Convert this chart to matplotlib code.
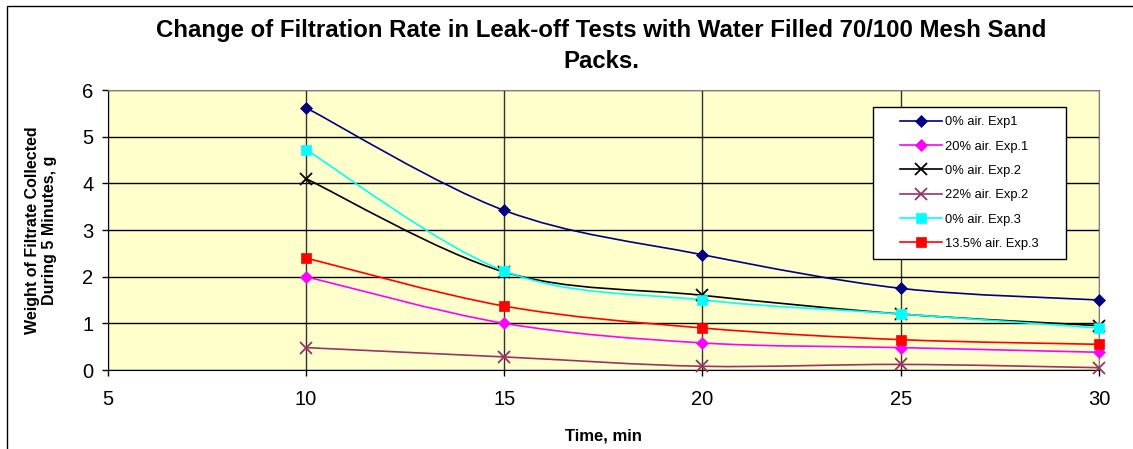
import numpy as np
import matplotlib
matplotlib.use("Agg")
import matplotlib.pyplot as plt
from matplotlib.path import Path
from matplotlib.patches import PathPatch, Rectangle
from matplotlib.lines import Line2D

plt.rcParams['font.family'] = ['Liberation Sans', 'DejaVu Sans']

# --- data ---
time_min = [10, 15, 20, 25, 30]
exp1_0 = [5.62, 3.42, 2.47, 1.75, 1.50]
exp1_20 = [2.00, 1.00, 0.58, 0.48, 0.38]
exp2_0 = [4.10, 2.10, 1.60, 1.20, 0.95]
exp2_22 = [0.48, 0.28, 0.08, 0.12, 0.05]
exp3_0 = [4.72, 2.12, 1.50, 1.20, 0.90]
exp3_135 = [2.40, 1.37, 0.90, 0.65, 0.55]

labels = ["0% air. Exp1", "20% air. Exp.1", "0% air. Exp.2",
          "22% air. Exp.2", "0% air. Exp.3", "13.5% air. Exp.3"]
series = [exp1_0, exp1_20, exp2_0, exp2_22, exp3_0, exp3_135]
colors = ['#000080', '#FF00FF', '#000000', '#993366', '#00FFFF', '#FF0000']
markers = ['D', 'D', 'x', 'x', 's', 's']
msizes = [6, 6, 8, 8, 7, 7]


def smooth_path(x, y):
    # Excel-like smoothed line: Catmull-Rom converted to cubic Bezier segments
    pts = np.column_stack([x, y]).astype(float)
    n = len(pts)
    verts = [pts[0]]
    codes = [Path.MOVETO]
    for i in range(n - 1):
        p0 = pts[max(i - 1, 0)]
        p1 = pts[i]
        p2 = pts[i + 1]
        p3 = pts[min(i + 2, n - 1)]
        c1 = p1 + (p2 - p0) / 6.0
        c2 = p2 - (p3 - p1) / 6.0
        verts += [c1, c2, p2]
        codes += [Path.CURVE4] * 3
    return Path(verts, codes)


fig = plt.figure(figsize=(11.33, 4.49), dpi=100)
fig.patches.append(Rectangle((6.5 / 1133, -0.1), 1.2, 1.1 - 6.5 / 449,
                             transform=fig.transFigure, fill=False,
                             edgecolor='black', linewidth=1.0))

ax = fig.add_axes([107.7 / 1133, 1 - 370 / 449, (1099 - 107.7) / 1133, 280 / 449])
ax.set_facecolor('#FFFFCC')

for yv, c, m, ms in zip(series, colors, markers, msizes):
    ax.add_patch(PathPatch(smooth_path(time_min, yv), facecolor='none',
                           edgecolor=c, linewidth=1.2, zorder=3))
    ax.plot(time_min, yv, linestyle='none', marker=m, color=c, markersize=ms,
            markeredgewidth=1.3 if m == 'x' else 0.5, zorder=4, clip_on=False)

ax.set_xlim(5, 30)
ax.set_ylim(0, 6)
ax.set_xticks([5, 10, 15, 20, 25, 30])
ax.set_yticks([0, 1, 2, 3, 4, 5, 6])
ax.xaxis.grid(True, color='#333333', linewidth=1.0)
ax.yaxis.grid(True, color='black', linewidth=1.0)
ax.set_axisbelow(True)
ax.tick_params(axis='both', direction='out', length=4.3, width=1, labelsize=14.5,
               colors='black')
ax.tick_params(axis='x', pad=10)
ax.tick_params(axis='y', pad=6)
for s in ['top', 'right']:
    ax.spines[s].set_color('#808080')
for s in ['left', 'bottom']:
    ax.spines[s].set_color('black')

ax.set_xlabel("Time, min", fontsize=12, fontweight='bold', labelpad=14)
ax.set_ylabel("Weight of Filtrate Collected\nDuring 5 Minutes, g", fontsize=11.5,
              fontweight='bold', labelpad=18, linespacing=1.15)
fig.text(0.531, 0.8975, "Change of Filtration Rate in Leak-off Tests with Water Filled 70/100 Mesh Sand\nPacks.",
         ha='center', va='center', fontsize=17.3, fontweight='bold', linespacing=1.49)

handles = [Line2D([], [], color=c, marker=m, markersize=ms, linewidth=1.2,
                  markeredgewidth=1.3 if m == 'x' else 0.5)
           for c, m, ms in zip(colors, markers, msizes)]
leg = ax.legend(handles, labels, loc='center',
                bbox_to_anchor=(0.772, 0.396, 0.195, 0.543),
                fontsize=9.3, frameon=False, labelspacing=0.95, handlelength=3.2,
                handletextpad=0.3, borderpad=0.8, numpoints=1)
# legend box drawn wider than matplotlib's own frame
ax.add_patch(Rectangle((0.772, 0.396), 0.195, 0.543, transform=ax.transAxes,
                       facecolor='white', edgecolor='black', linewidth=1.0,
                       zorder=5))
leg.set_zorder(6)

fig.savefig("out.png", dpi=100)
++++++++++
▶ [PROMPT]: Repeat only the lines from the beginning of the material through the line containing "plt.rcParams['font.family'] = ['Liberation", both ends kept, leaving pictures out.

▶ [FINAL ANSWER]:
Convert this chart to matplotlib code.
import numpy as np
import matplotlib
matplotlib.use("Agg")
import matplotlib.pyplot as plt
from matplotlib.path import Path
from matplotlib.patches import PathPatch, Rectangle
from matplotlib.lines import Line2D

plt.rcParams['font.family'] = ['Liberation Sans', 'DejaVu Sans']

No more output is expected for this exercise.